Saudi Arabia Considers Plan to Saw Qatar Off and Make It an Island

FILE - In this Thursday Jan. 6, 2011 file photo, a traditional dhow floats in the Corniche
AP Photo/Saurabh Das, File

The dispute between Qatar and its Gulf Cooperation Council neighbors now threatens to reshape both the political and literal geography of the Middle East. Saudi Arabia is considering a plan to dig a canal that would turn the Qatari peninsula into an island, an official revealed on Friday.

“As a citizen, I am impatiently waiting for the details of the implementation of the East Salwa island project, this great historic project that will change the region’s geography,” gushed Saud al-Qahtani, a senior adviser to Crown Prince Mohammed bin Salman, in a tweet on Friday.

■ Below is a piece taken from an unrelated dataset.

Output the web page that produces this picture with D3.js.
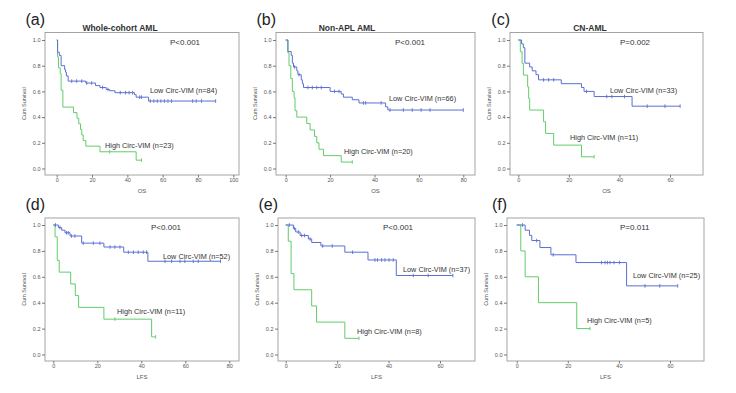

Reuters described the plan in question and noted it has been floating around for a while, but was widely assumed to be bluster meant to intimidate Qatar:

Reports about the canal first emerged on Sabq, a news website close to the government in April. Unnamed sources described Saudi plans to build a military base and a nuclear waste dump beside a 60 kilometer (37 mile) channel measuring 200 meters wide and 20 meters deep and stretching across the entire border with Qatar.

The cost was estimated at 2.8 billion riyals ($747 million).

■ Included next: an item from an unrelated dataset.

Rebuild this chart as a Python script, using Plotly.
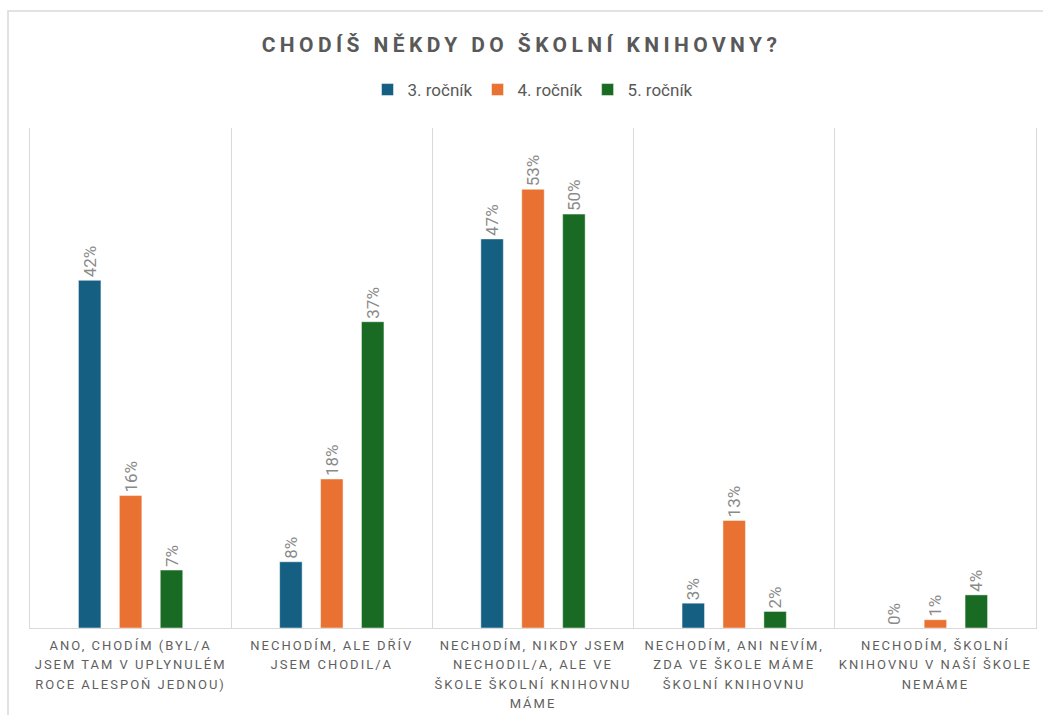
import plotly.graph_objects as go

categories = [
    "ANO, CHODÍM (BYL/A<br>JSEM TAM V UPLYNULÉM<br>ROCE ALESPOŇ JEDNOU)",
    "NECHODÍM, ALE DŘÍV<br>JSEM CHODIL/A",
    "NECHODÍM, NIKDY JSEM<br>NECHODIL/A, ALE VE<br>ŠKOLE ŠKOLNÍ KNIHOVNU<br>MÁME",
    "NECHODÍM, ANI NEVÍM,<br>ZDA VE ŠKOLE MÁME<br>ŠKOLNÍ KNIHOVNU",
    "NECHODÍM, ŠKOLNÍ<br>KNIHOVNU V NAŠÍ ŠKOLE<br>NEMÁME",
]
series_names = ["3. ročník", "4. ročník", "5. ročník"]
values_3 = [42, 8, 47, 3, 0]
values_4 = [16, 18, 53, 13, 1]
values_5 = [7, 37, 50, 2, 4]
colors = ["#156082", "#E97132", "#196B24"]

fig = go.Figure()
for name, vals, col in zip(series_names, [values_3, values_4, values_5], colors):
    fig.add_trace(go.Bar(
        x=categories, y=vals, name=name,
        marker=dict(color=col, line=dict(color="rgba(255,255,255,0.6)", width=0.8)),
        text=[f"{v}%" for v in vals],
        textposition="outside", textangle=-90,
        textfont=dict(family="Roboto", size=17, color="#8a8a8a"),
        constraintext="none", cliponaxis=False,
    ))

fig.update_layout(
    width=1043, height=715,
    paper_bgcolor="white", plot_bgcolor="white",
    margin=dict(l=30, r=7, t=128, b=87, autoexpand=False),
    barmode="group", bargap=0.39, bargroupgap=0.45,
    title=dict(text="<b>CHODÍŠ NĚKDY DO ŠKOLNÍ KNIHOVNY?</b>",
               x=0.5, xanchor="center", y=1 - 45 / 715, yanchor="middle",
               font=dict(family="Roboto", size=21, color="#595959")),
    legend=dict(orientation="h", x=0.5, xanchor="center", y=1.076, yanchor="middle",
                font=dict(family="Roboto", size=17, color="#595959"),
                itemwidth=30, traceorder="normal"),
    xaxis=dict(type="category", automargin=False,
               tickson="boundaries", ticks="", showgrid=True, gridcolor="#d9d9d9", gridwidth=1,
               showline=True, linecolor="#d9d9d9", linewidth=1, ticklabelstandoff=5,
               tickfont=dict(family="Roboto", size=13, color="#5f5f5f")),
    yaxis=dict(range=[0, 60.4], showgrid=False, showticklabels=False, zeroline=False,
               showline=True, mirror=True, linecolor="#d9d9d9", linewidth=1, automargin=False),
    showlegend=True,
)

fig.add_shape(type="rect", xref="paper", yref="paper",
              x0=(8 - 30) / 1006, x1=1.05, y0=-0.3, y1=(628 - 11) / 500,
              line=dict(color="#d9d9d9", width=1.5), fillcolor="rgba(0,0,0,0)", layer="below")

post = """
document.body.style.margin='0';
document.body.style.padding='0';
var gd = document.getElementById('{plot_id}');
function sp(){
  gd.querySelectorAll('.xtick text').forEach(function(t){
    t.style.letterSpacing='2.0px';
    if (!t.getAttribute('data-ls')) {
      t.setAttribute('data-ls','1');
      t.querySelectorAll('tspan.line').forEach(function(s){
        var d = s.getAttribute('dy');
        if (d && d.indexOf('em') > 0) {
          var v = parseFloat(d);
          if (v) s.setAttribute('dy', (v * 1.5 / 1.3) + 'em');
        }
      });
    }
  });
  gd.querySelectorAll('.gtitle').forEach(function(t){ t.style.letterSpacing='4.4px'; });
}
sp();
gd.on('plotly_afterplot', sp);
"""

fig.write_html("out.html", post_script=post, config={"displayModeBar": False})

Further reports in the newspaper Makkah in June said Riyadh was moving ahead with the plans, with five unnamed companies invited to bid on the project and a winner to be announced in September.

A 200-meter-wide canal would not be the most formidable of obstacles, but editorial cartoons of an angry Crown Prince Mohammed using a hacksaw to chop Qatar off and watching it float away into the sea are easy to envision.

If the Saudis really go ahead with the plan, there is little Qatar could do to stop them, as the Washington Post observed in July that all of the land for the proposed canal lies in Saudi territory. Canal enthusiast Qahtani has confidently predicted the canal would pose no challenge to international law.

The Post cited a number of reasons to doubt the seriousness of the project, not least of which is the poor state of the Saudi government’s finances. As Professor Andreas Krieg of London’s King’s College put it, $747 million is a lot of money to spend on a “P.R. stunt.”

Another reason to doubt the seriousness of the plan is that the Saudis simultaneously boasting of using the canal to support tourism, marinas, and water sports parks and promising to build a nuclear waste dump in the area.